12. The method as claimed in claim 9, characterized in that the core is a prefabricated foamed core or a wood core.

13. The method as claimed in claim 9, characterized in that the upper shell is premolded.

14. The sliding board as claimed in claim 7, wherein the elements are further passed through holes made in intermediate plies.

15. The method as claimed in claim 10, wherein said connecting material is an adhesive or a resin.

16. The method as claimed in claim 11, characterized in that the core is a prefabricated foamed core or a wood core.

17. The method as claimed in claim 11, characterized in that the upper shell is premolded.

18. The method as claimed in claim 9, wherein said receiving holes are further made in additional plies provided above the core.

19. The method as claimed in claim 11, wherein said receiving holes are further made in additional plies provided above the core.
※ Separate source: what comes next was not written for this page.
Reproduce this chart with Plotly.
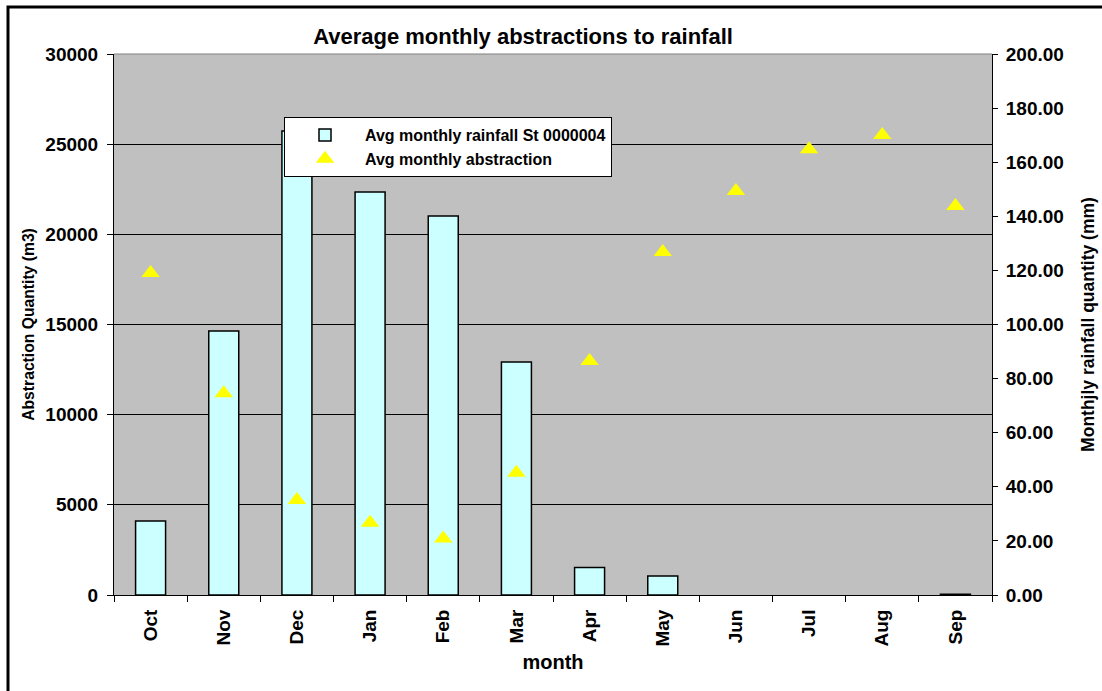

20. A method for the production of a sliding board, in particular a ski, with a running surface, an upper shell, a core, steel edges, and with at least one interface element, connected to the sliding board body by anchoring elements, for arranging at least one binding element on the upper side of the sliding board, said method comprising the steps of forming receiving holes in the core and inserting the anchoring elements into the receiving holes, pressing the sliding board, and retaining the anchoring elements in the receiving holes by material which is cured during said pressing of the sliding board.